Making your life difficult is a set of conflicts among the objects, preventing you from choosing certain groups simultaneously.

E.g.
- Independent Set. Given a graph G and a number k, does G contain an independent set of size at least k?
- Set Packing. Given a set U of n elements, a collection S₁, ..., Sₘ of subsets of U and a number k, does there exist a collection of at least k of these sets with the property that no two of them intersect?

Question 69

6 Genres of NP-complete problems

Covering problems

Answer 69

Covering problems form a natural contrast to packing problems.

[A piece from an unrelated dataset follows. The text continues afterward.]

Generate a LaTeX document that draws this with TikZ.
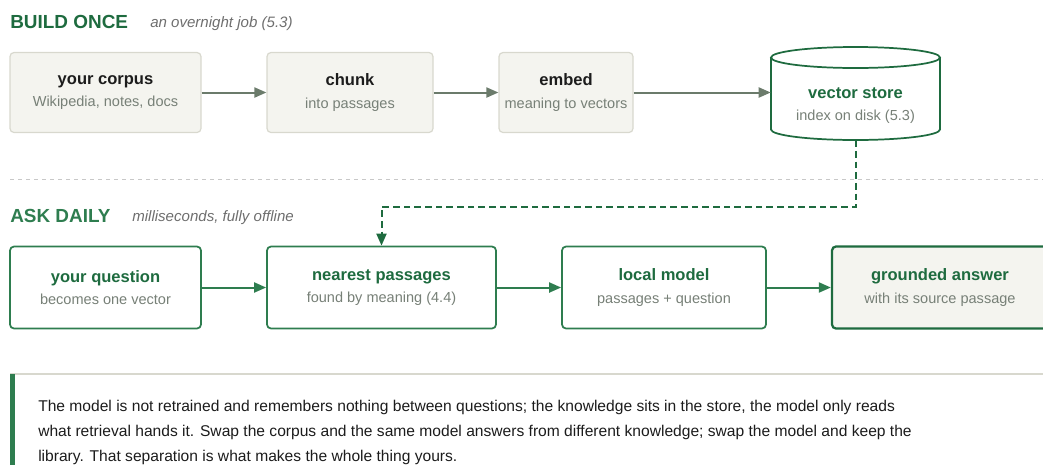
\documentclass[tikz,border=0pt]{standalone}
\usepackage{fontspec}
\setmainfont{Liberation Sans}
\usetikzlibrary{arrows.meta}

\definecolor{headgreen}{HTML}{1E6B3F}
\definecolor{askgreen}{HTML}{2E7D4F}
\definecolor{flowgray}{HTML}{6B7B6B}
\definecolor{boxfill}{HTML}{F4F4EF}
\definecolor{boxline}{HTML}{D8D8CE}
\definecolor{subgray}{HTML}{778077}
\definecolor{notegray}{HTML}{6E6E6E}
\definecolor{rulegray}{HTML}{C8C8C8}
\definecolor{inkblack}{HTML}{1C1C1C}

\begin{document}
\begin{tikzpicture}[x=0.75pt, y=-0.75pt,
    >={Triangle[length=9pt, width=7.5pt]},
    buildbox/.style={draw=boxline, fill=boxfill, line width=0.9pt, rounded corners=3pt,
      align=center, inner sep=0pt, minimum height=60pt, text=subgray,
      font=\fontsize{10.9}{17}\selectfont},
    askbox/.style={buildbox, draw=askgreen, fill=white, line width=1.3pt, minimum height=61.5pt},
    title/.style={font=\fontsize{14.2}{16}\selectfont\bfseries, text=headgreen, anchor=base west, inner sep=0pt},
    aside/.style={font=\fontsize{11.3}{12}\selectfont\itshape, text=notegray, anchor=base west, inner sep=0pt},
    flow/.style={->, line width=1.5pt, draw=flowgray},
    askflow/.style={->, line width=1.5pt, draw=askgreen}]
  \useasboundingbox (0,0) rectangle (1043,465);

  % build once row
  \node[title] (buildhead) at (10,28) {BUILD ONCE};
  \node[aside] (buildnote) at (150,27) {an overnight job (5.3)};

  \node[buildbox, minimum width=143.25pt] (corpus) at (105.5,92.5)
    {{\color{inkblack}\fontsize{12.4}{17}\selectfont\bfseries your corpus}\\Wikipedia, notes, docs};
  \node[buildbox, minimum width=124.5pt] (chunk) at (350,92.5)
    {{\color{inkblack}\fontsize{12.4}{17}\selectfont\bfseries chunk}\\into passages};
  \node[buildbox, minimum width=100.5pt] (embed) at (566,92.5)
    {{\color{inkblack}\fontsize{12.4}{17}\selectfont\bfseries embed}\\meaning to vectors};

  % vector store cylinder, drawn by hand round its node
  \draw[draw=headgreen, fill=white, line width=1.3pt]
    (771,57.5) -- (771,129.5) arc[start angle=180, end angle=0, x radius=84.5, y radius=10.5]
    -- (940,57.5);
  \draw[draw=headgreen, line width=1.3pt] (855.5,57.5) ellipse[x radius=84.5, y radius=10.5];
  \node[align=center, inner sep=0pt, minimum width=126.75pt, minimum height=51.75pt,
        text=subgray, font=\fontsize{10.9}{17}\selectfont] (store) at (855.5,105.5)
    {{\color{headgreen}\fontsize{12.4}{17}\selectfont\bfseries vector store}\\index on disk (5.3)};

  \draw[flow] (corpus) -- (chunk);
  \draw[flow] (chunk) -- (embed);
  \draw[flow] (embed.east) -- (embed.east -| store.west);

  % separator
  \draw[rulegray, line width=0.6pt, dash pattern=on 3pt off 3pt] (10,179) -- (1043,179);

  % ask daily row
  \node[title, text=askgreen] (askhead) at (10,222) {ASK DAILY};
  \node[aside] (asknote) at (132,221) {milliseconds, fully offline};

  \node[askbox, minimum width=143.25pt] (question) at (105.5,287.5)
    {{\color{headgreen}\fontsize{12.4}{17}\selectfont\bfseries your question}\\becomes one vector};
  \node[askbox, minimum width=171.75pt] (nearest) at (381.5,287.5)
    {{\color{headgreen}\fontsize{12.4}{17}\selectfont\bfseries nearest passages}\\found by meaning (4.4)};
  \node[askbox, minimum width=153pt] (local) at (664,287.5)
    {{\color{headgreen}\fontsize{12.4}{17}\selectfont\bfseries local model}\\passages + question};
  \node[askbox, draw=headgreen, fill=boxfill, line width=1.7pt, minimum width=162pt] (answer) at (940,287.5)
    {{\color{headgreen}\fontsize{12.4}{17}\selectfont\bfseries grounded answer}\\with its source passage};

  \draw[askflow] (question) -- (nearest);
  \draw[askflow] (nearest) -- (local);
  \draw[askflow] (local) -- (answer);

  % lookup into the store
  \coordinate (turn) at (381.5,207);
  \draw[askflow, draw=headgreen, dash pattern=on 5pt off 3pt] (store.south) |- (turn) -- (nearest.north);

  % closing note
  \draw[boxline, line width=1pt] (10,374) -- (1043,374);
  \fill[askgreen] (10,374) rectangle (15,465);
  \node[anchor=north west, align=left, inner sep=0pt, text=inkblack,
        font=\fontsize{11.7}{18.75}\selectfont] (note) at (38,399.5)
    {The model is not retrained and remembers nothing between questions; the knowledge sits in the store, the model only reads\\
     what retrieval hands it. Swap the corpus and the same model answers from different knowledge; swap the model and keep the\\
     library. That separation is what makes the whole thing yours.};
\end{tikzpicture}
\end{document}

You’re given a collection of objects, and you want to choose a subset that collectively achieves a certain goal. The challenge is to achieve this goal while only choosing k of the objects.

E.g.
- Vertex Cover. Given a graph G and a number k, does G contain a vertex cover of size at most k?
- Set Cover. Given a set U of n elements, a collection S₁, ..., Sₘ of subsets of U, and a number k, does there exist a collection of at most k sets whose union is equal to all of U?

Question 70

6 Genres of NP-complete problems

Partitioning problems

Answer 70

Involve a search over all ways to divide up a collection of objects into subsets so that each object appears in exactly one of the subsets.

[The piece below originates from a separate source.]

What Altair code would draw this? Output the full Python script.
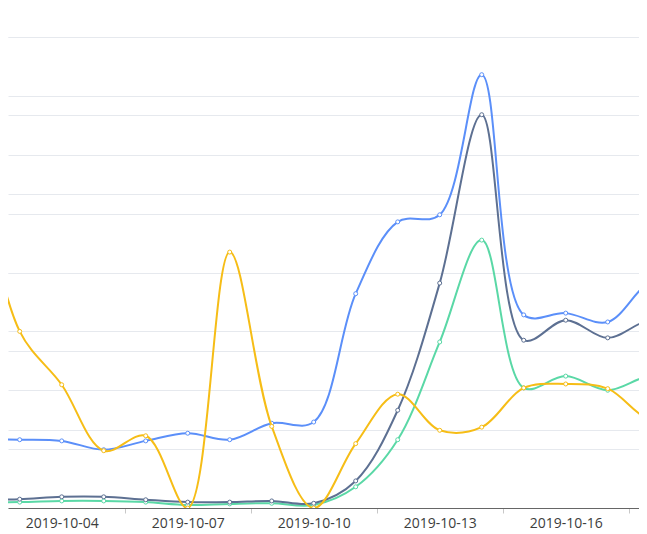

• 3-Dimensional Matching. Given disjoint sets X, Y, and Z, each of size n and given a set T ⊆ X ⤬ Y ⤬ Z of ordered triples, does there exist a set of n triples in T so that each element of X ⋃ Y ⋃ Z is contained in exactly one of these triples.
• Graph Coloring. Given a graph G and a bound k. Does G have a k-colouring?

Question 71

6 Genres of NP-complete problems

Sequencing Problems

Answer 71

Involves searching over the set of all permutations of a collection of objects.

E.g.
- Hamiltonian Cycle.
- Hamiltonian Path.
- Travelling Salesman. Given a set of distances on n cities and a bound D, is there a tour of length at most D?